=== What you should do ===
Reproduce the material below line by line, beginning with its first line and ending with the line that contains "don_sizes = [15] * 7 + [16, 0, 0, 16]"; leave out pictures.

=== Provided information ===

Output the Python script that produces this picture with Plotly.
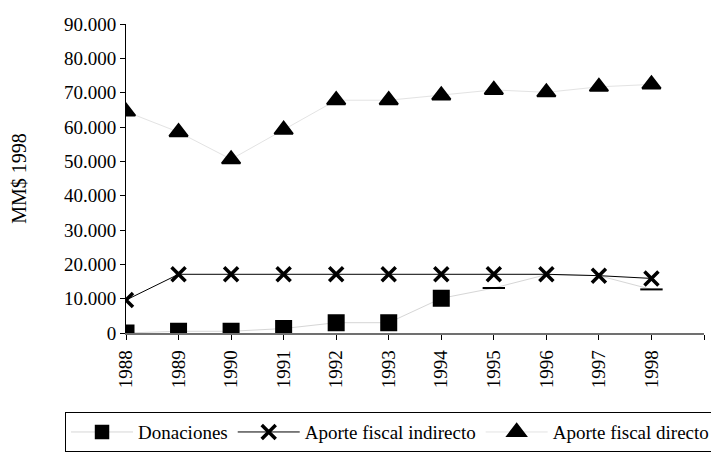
import plotly.graph_objects as go

years = [1988, 1989, 1990, 1991, 1992, 1993, 1994, 1995, 1996, 1997, 1998]
year_labels = [str(y) for y in years]

donaciones = [0, 500, 500, 1300, 3000, 3000, 10100, 13100, 17000, 16700, 12700]
aporte_indirecto = [9600, 17100, 17100, 17100, 17100, 17100, 17100, 17100, 17100, 16700, 15900]
aporte_directo = [64500, 58500, 50600, 59200, 67800, 67800, 69200, 70800, 70100, 71700, 72400]

y_ticks = [0, 10000, 20000, 30000, 40000, 50000, 60000, 70000, 80000, 90000]
y_tick_labels = ["0", "10.000", "20.000", "30.000", "40.000", "50.000",
                 "60.000", "70.000", "80.000", "90.000"]

FONT = "Liberation Serif"

don_symbols = ["square"] * 7 + ["line-ew", "square", "square", "line-ew"]
don_sizes = [15] * 7 + [16, 0, 0, 16]

fig = go.Figure()
fig.add_trace(go.Scatter(
    x=years, y=donaciones, name="Donaciones", mode="lines+markers",
    line=dict(color="#d6d6d6", width=1),
    marker=dict(symbol=don_symbols, size=don_sizes, color="#000000", opacity=1,
                line=dict(color="#000000", width=2)),
))
fig.add_trace(go.Scatter(
    x=years, y=aporte_indirecto, name="Aporte fiscal indirecto", mode="lines+markers",
    line=dict(color="black", width=1),
    marker=dict(symbol="x-thin-open", size=14, color="black",
                line=dict(color="black", width=3.5)),
))
fig.add_trace(go.Scatter(
    x=years, y=aporte_directo, name="Aporte fiscal directo", mode="lines+markers",
    line=dict(color="#e3e3e3", width=1),
    marker=dict(symbol="triangle-up", size=16, color="black",
                line=dict(color="black", width=2)),
))

# page body adds an 8px offset, so the figure is 8px smaller than the window
fig.update_layout(
    width=711, height=446,
    margin=dict(l=118, r=15, t=16, b=121, autoexpand=False),
    paper_bgcolor="white", plot_bgcolor="white",
    font=dict(family=FONT, size=18, color="black"),
    showlegend=True,
    legend=dict(orientation="h", x=-0.1055, xanchor="left", y=-0.256, yanchor="top",
                bordercolor="black", borderwidth=1, bgcolor="white",
                font=dict(family=FONT, size=19, color="black"),
                itemwidth=62, tracegroupgap=0),
)
fig.update_xaxes(
    range=[1988, 1999], tickmode="array",
    tickvals=years + [1999], ticktext=year_labels + [""],
    tickangle=-90, ticks="outside", ticklen=5, tickcolor="black",
    ticklabelstandoff=3,
    showline=True, linecolor="#707070", linewidth=1.5,
    showgrid=False, zeroline=False,
    tickfont=dict(family=FONT, size=19, color="black"),
)
fig.update_yaxes(
    range=[0, 90000], tickmode="array", tickvals=y_ticks, ticktext=y_tick_labels,
    ticks="outside", ticklen=5, tickcolor="black",
    showline=True, linecolor="black", linewidth=1,
    showgrid=False, zeroline=False,
    tickfont=dict(family=FONT, size=19, color="black"),
    title=dict(text="MM$ 1998", font=dict(family=FONT, size=20, color="black"), standoff=32),
)
fig.write_html("out.html")
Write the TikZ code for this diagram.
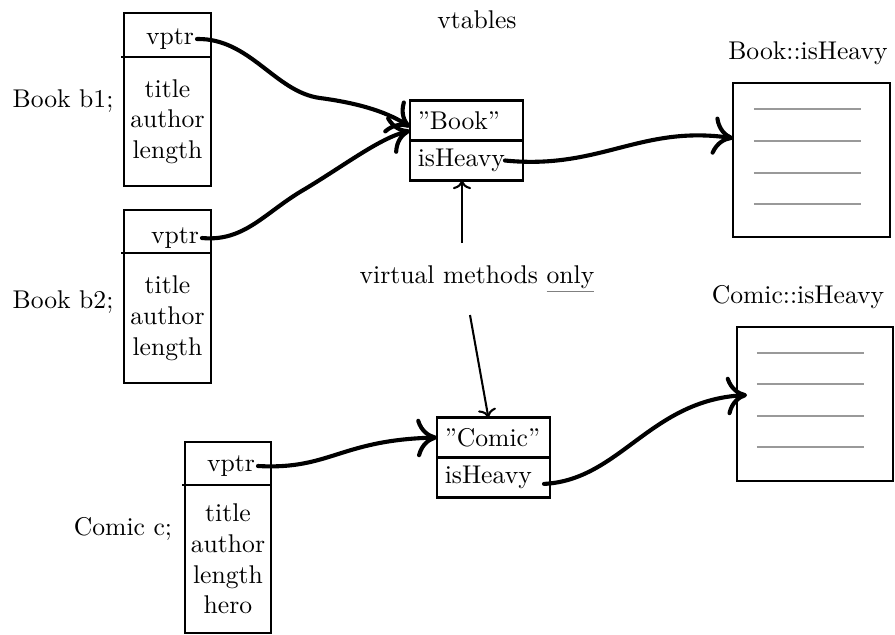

=== The answer ===
Output the Python script that produces this picture with Plotly.
import plotly.graph_objects as go

years = [1988, 1989, 1990, 1991, 1992, 1993, 1994, 1995, 1996, 1997, 1998]
year_labels = [str(y) for y in years]

donaciones = [0, 500, 500, 1300, 3000, 3000, 10100, 13100, 17000, 16700, 12700]
aporte_indirecto = [9600, 17100, 17100, 17100, 17100, 17100, 17100, 17100, 17100, 16700, 15900]
aporte_directo = [64500, 58500, 50600, 59200, 67800, 67800, 69200, 70800, 70100, 71700, 72400]

y_ticks = [0, 10000, 20000, 30000, 40000, 50000, 60000, 70000, 80000, 90000]
y_tick_labels = ["0", "10.000", "20.000", "30.000", "40.000", "50.000",
                 "60.000", "70.000", "80.000", "90.000"]

FONT = "Liberation Serif"

don_symbols = ["square"] * 7 + ["line-ew", "square", "square", "line-ew"]
don_sizes = [15] * 7 + [16, 0, 0, 16]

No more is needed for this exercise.